How to record an album for £100 in a friend’s kitchen
So. You play in a band. Somehow, you’ve managed to write a few songs. Gigging is fun and all, and of course you run a YouTube channel filled with questionable recordings of live sets filmed by your mum, but something is missing.
You want to create a legacy, you want to leave your artistic mark on the world, you want to be able to obnoxiously sneak your own music onto the open Spotify playlist whenever you go to a house party. You want to record an album.
Rent it. For the price of about four pints each, a four-piece band can hire legitimately high-end recording gear for a whole weekend. Of course, it helps if one of you already owns some sort of digital audio workstation (ProTools, Logic, GarageBand) and a decent computer, and your amplifiers and instruments should be in a usable condition; but studio quality recording equipment has never been more accessible or cheaper. Do make sure you have a friend who knows how everything works though.

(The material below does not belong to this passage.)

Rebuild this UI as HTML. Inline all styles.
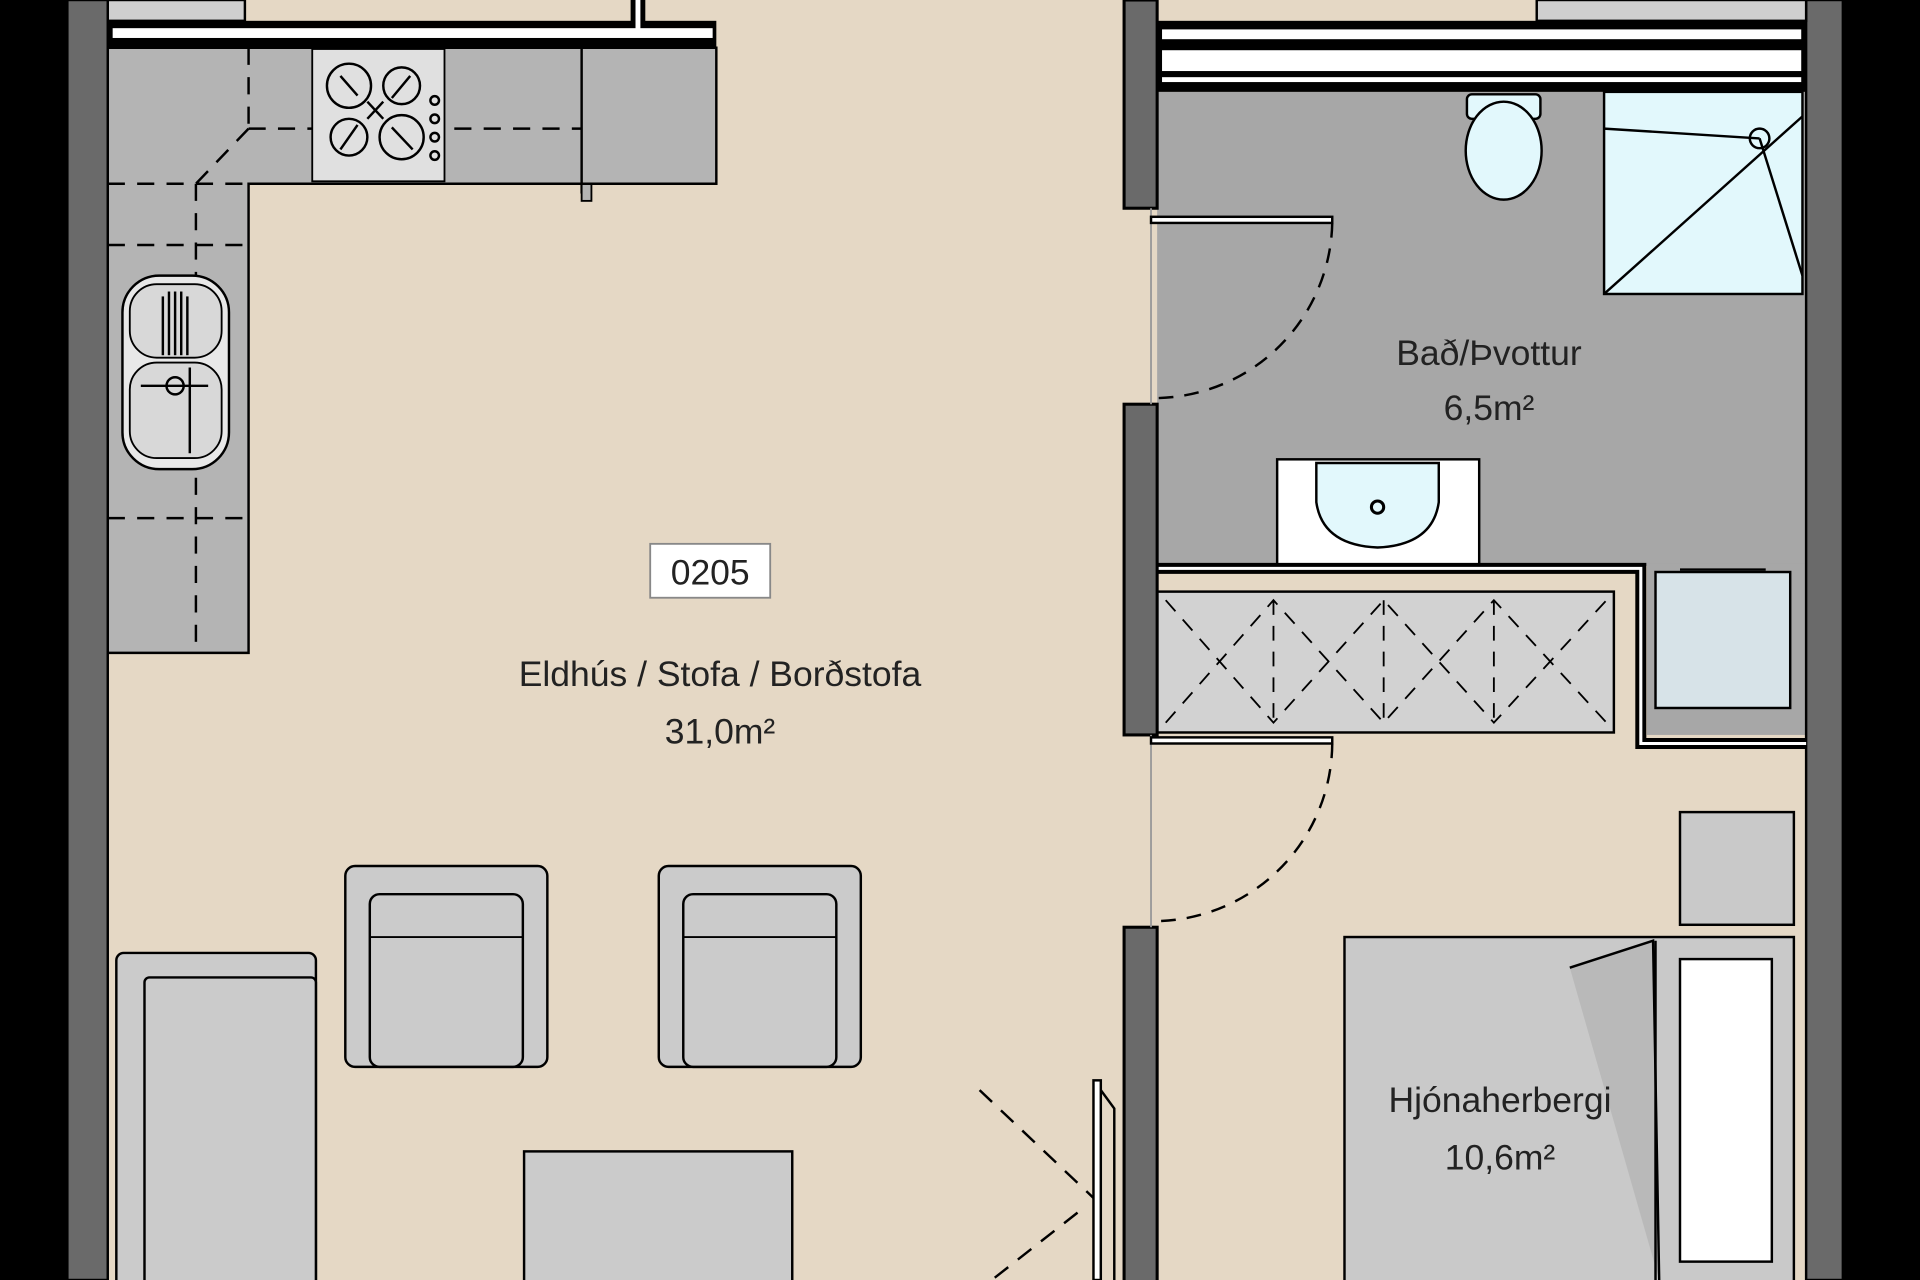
<!DOCTYPE html>
<html><head><meta charset="utf-8"><style>html,body{margin:0;padding:0;background:#000}svg{display:block}</style></head><body>
<svg width="1920" height="1280" viewBox="0 0 1568 1045" preserveAspectRatio="none" xmlns="http://www.w3.org/2000/svg" font-family="'Liberation Sans', sans-serif">
<rect width="1568" height="1045" fill="#000"/>
<rect x="88" y="0" width="1387" height="1045" fill="#e5d8c5"/>
<rect x="945" y="75" width="530" height="387" fill="#a7a7a7"/>
<rect x="1345" y="460" width="130" height="140" fill="#a7a7a7"/>
<rect x="88" y="0" width="112" height="17" fill="#cfcfcf" stroke="#000" stroke-width="2"/>
<rect x="88" y="17" width="497" height="22" fill="#000"/>
<rect x="92" y="23" width="490" height="8" fill="#fff"/>
<rect x="515" y="0" width="12" height="20" fill="#000"/>
<rect x="519" y="0" width="4" height="24" fill="#fff"/>
<path d="M88 39 H585 V150 H203 V533 H88 Z" fill="#b4b4b4" stroke="#000" stroke-width="2"/>
<line x1="475" y1="39" x2="475" y2="158" stroke="#000" stroke-width="2"/>
<rect x="475" y="150" width="8" height="14" fill="#b4b4b4" stroke="#000" stroke-width="1.5"/>
<g stroke="#000" stroke-width="2" stroke-dasharray="14 10" fill="none">
<line x1="88" y1="150" x2="585" y2="150"/>
<line x1="203" y1="105" x2="475" y2="105"/>
<line x1="203" y1="105" x2="160" y2="150"/>
<line x1="160" y1="150" x2="160" y2="533"/>
<line x1="203" y1="39" x2="203" y2="105"/>
<line x1="88" y1="200" x2="203" y2="200"/>
<line x1="88" y1="423" x2="203" y2="423"/>
</g>
<rect x="255" y="40" width="108" height="108" fill="#e0e0e0" stroke="#000" stroke-width="1.5"/>
<g fill="none" stroke="#000" stroke-width="2">
<circle cx="285" cy="70" r="18"/><circle cx="328" cy="70" r="15"/><circle cx="285" cy="112" r="15"/><circle cx="328" cy="112" r="18"/>
<line x1="278" y1="62" x2="292" y2="78"/><line x1="320" y1="80" x2="335" y2="62"/><line x1="278" y1="122" x2="292" y2="102"/><line x1="320" y1="104" x2="337" y2="122"/>
<line x1="300" y1="83" x2="313" y2="97"/><line x1="313" y1="83" x2="300" y2="97"/>
<circle cx="355" cy="82" r="3.5"/><circle cx="355" cy="97" r="3.5"/><circle cx="355" cy="112" r="3.5"/><circle cx="355" cy="127" r="3.5"/>
</g>
<rect x="100" y="225" width="87" height="158" rx="30" fill="#e8e8e8" stroke="#000" stroke-width="2"/>
<rect x="106" y="232" width="75" height="60" rx="22" fill="#d8d8d8" stroke="#000" stroke-width="1.5"/>
<rect x="106" y="296" width="75" height="78" rx="22" fill="#d8d8d8" stroke="#000" stroke-width="1.5"/>
<g stroke="#000" stroke-width="2"><line x1="133" y1="242" x2="133" y2="290"/><line x1="138" y1="238" x2="138" y2="290"/><line x1="143" y1="238" x2="143" y2="290"/><line x1="148" y1="238" x2="148" y2="290"/><line x1="153" y1="242" x2="153" y2="290"/><line x1="115" y1="315" x2="170" y2="315"/><line x1="155" y1="300" x2="155" y2="370"/></g>
<circle cx="143" cy="315" r="7" fill="none" stroke="#000" stroke-width="2"/>
<rect x="55" y="0" width="33" height="1045" fill="#6a6a6a" stroke="#000" stroke-width="2"/>
<rect x="1475" y="0" width="30" height="1045" fill="#6a6a6a" stroke="#000" stroke-width="2"/>
<rect x="1255" y="0" width="220" height="17" fill="#cfcfcf" stroke="#000" stroke-width="2"/>
<rect x="945" y="17" width="530" height="58" fill="#000"/>
<rect x="949" y="24" width="522" height="8" fill="#fff"/>
<rect x="949" y="41" width="522" height="17" fill="#fff"/>
<rect x="949" y="63" width="522" height="4" fill="#fff"/>
<rect x="1310" y="75" width="162" height="165" fill="#e2f8fc" stroke="#000" stroke-width="2"/>
<g stroke="#000" stroke-width="2" fill="none"><line x1="1310" y1="240" x2="1472" y2="95"/><line x1="1310" y1="105" x2="1437" y2="113"/><line x1="1437" y1="113" x2="1472" y2="225"/><circle cx="1437" cy="113" r="8"/></g>
<rect x="1198" y="77" width="60" height="20" rx="4" fill="#e2f8fc" stroke="#000" stroke-width="2"/>
<ellipse cx="1228" cy="123" rx="31" ry="40" fill="#e2f8fc" stroke="#000" stroke-width="2"/>
<rect x="1043" y="375" width="165" height="87" fill="#fff" stroke="#000" stroke-width="2"/>
<path d="M1075 378 H1175 V410 Q1170 445 1125 447 Q1080 445 1075 410 Z" fill="#e2f8fc" stroke="#000" stroke-width="2"/>
<circle cx="1125" cy="414" r="5" fill="none" stroke="#000" stroke-width="2.5"/>
<path d="M945 464 H1340 V607 H1475" fill="none" stroke="#000" stroke-width="9"/>
<path d="M945 464 H1340 V607 H1475" fill="none" stroke="#fff" stroke-width="2.5"/>
<rect x="945" y="483" width="373" height="115" fill="#d2d2d2" stroke="#000" stroke-width="2"/>
<g stroke="#000" stroke-width="1.5" stroke-dasharray="12 9" fill="none">
<path d="M952 490 L1040 590 L1130 490 L1220 590 L1312 490"/>
<path d="M952 590 L1040 490 L1130 590 L1220 490 L1312 590"/>
<line x1="1040" y1="490" x2="1040" y2="590"/><line x1="1130" y1="490" x2="1130" y2="590"/><line x1="1220" y1="490" x2="1220" y2="590"/>
</g>
<rect x="1352" y="467" width="110" height="111" fill="#d7e3e8" stroke="#000" stroke-width="2"/>
<line x1="1372" y1="465" x2="1442" y2="465" stroke="#000" stroke-width="2"/>
<rect x="918" y="0" width="27" height="170" fill="#6a6a6a" stroke="#000" stroke-width="2.5"/>
<rect x="918" y="330" width="27" height="270" fill="#6a6a6a" stroke="#000" stroke-width="2.5"/>
<rect x="918" y="757" width="27" height="290" fill="#6a6a6a" stroke="#000" stroke-width="2.5"/>
<line x1="940" y1="170" x2="940" y2="330" stroke="#999" stroke-width="1.5"/>
<line x1="940" y1="600" x2="940" y2="757" stroke="#999" stroke-width="1.5"/>
<g fill="none" stroke="#000" stroke-width="2">
<rect x="940" y="177" width="148" height="5" fill="#fff"/>
<path d="M1088 182 A146 146 0 0 1 945 325" stroke-dasharray="12 9"/>
<rect x="940" y="602" width="148" height="5" fill="#fff"/>
<path d="M1088 607 A146 146 0 0 1 945 752" stroke-dasharray="12 9"/>
<rect x="893" y="882" width="6" height="163" fill="#fff"/>
<path d="M899 890 L910 905 V1045"/>
<line x1="800" y1="890" x2="893" y2="978" stroke-dasharray="14 10"/>
<line x1="880" y1="990" x2="810" y2="1045" stroke-dasharray="14 10"/>
</g>
<rect x="1372" y="663" width="93" height="92" fill="#c9c9c9" stroke="#000" stroke-width="2"/>
<rect x="1098" y="765" width="367" height="290" fill="#c9c9c9" stroke="#000" stroke-width="2"/>
<path d="M1282 790 L1350 768 L1355 1045" fill="#b9b9b9" stroke="#000" stroke-width="2"/>
<line x1="1352" y1="768" x2="1352" y2="1045" stroke="#000" stroke-width="2"/>
<rect x="1372" y="783" width="75" height="247" fill="#fff" stroke="#000" stroke-width="2"/>
<g fill="#cbcbcb" stroke="#000" stroke-width="2">
<rect x="95" y="778" width="163" height="280" rx="6"/>
<rect x="118" y="798" width="140" height="260" rx="4"/>
<rect x="282" y="707" width="165" height="164" rx="8"/>
<rect x="302" y="730" width="125" height="141" rx="8"/>
<rect x="538" y="707" width="165" height="164" rx="8"/>
<rect x="558" y="730" width="125" height="141" rx="8"/>
<rect x="428" y="940" width="219" height="120"/>
</g>
<g stroke="#000" stroke-width="1.5"><line x1="302" y1="765" x2="427" y2="765"/><line x1="558" y1="765" x2="683" y2="765"/></g>
<rect x="531" y="444" width="98" height="44" fill="#fff" stroke="#888" stroke-width="1.5"/>
<g font-size="29" fill="#222" text-anchor="middle">
<text x="580" y="477">0205</text>
<text x="588" y="560">Eldhús / Stofa / Borðstofa</text>
<text x="588" y="607">31,0m²</text>
<text x="1216" y="298">Bað/Þvottur</text>
<text x="1216" y="343">6,5m²</text>
<text x="1225" y="908">Hjónaherbergi</text>
<text x="1225" y="955">10,6m²</text>
</g>
</svg>
</body></html>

Don’t bother. Work somewhere where your hours are only limited by the neighbours’ noise complaints and where everyone feels at home. Give yourselves enough room to breathe, but a cosy yet comfortable room that everyone knows makes for a much nicer environment than an imposing studio. It’s also cheaper. Of course, you will want to consider the acoustic qualities of the space you use, but it isn’t hard to deaden a room with a couple of mattresses and some heavy curtains.
Actually recording something
Put someone in charge. Hopefully one of you knows how all the equipment works, so allowing them to run the recording session is a good idea, but somebody in the room needs to be the boss. It’s also worthwhile playing your songs live for a few months before recording. It helps if you can avoid working out your parts during the recording session. There are a variety of approaches to recording a track, so consider whether you want to record parts in isolation or as a full band. Your room and microphone set-up might determine this. Be efficient but also willing to record as many takes as necessary.
How many takes?
Realistically, you won’t get a song done in one go. Recording is very different from playing live, and you don’t want to be forever cursed with that one little mistake you thought no one would notice. Sometimes it’s nice to record a few takes with different vibes and see which you prefer. On the other hand, it’s not worth torturing yourselves for perfection. You won’t reach it. A take with good energy and a few small slip-ups is better than a dull take played mechanically.
Don’t be disappointed when your recordings sound a bit crap. Producing is as much of a skill as playing, and good production is just as important as good musicianship. Again, it is nice if one of you knows what they’re doing and can produce the tracks themselves. Keeping that side of things in-house usually leads to a recording that sounds something like you would perform live. Failing that, pass the files onto a friend, a friend’s dad, or anyone who you actually know. If you end up doing the production, do be warned that everyone wants their instrument louder than everyone else’s. That’s normal. Just don’t let the singer produce.
You’ve done it. The noble vocation of creating art must now be replaced with the rather less noble, yet equally time-consuming, ruthless social media promotion. Or spam. Call it what you like. Don’t expect anyone to listen to your songs beyond you and your parents, and expect even fewer people to actually enjoy listening to them.
But do put them on when you go to parties.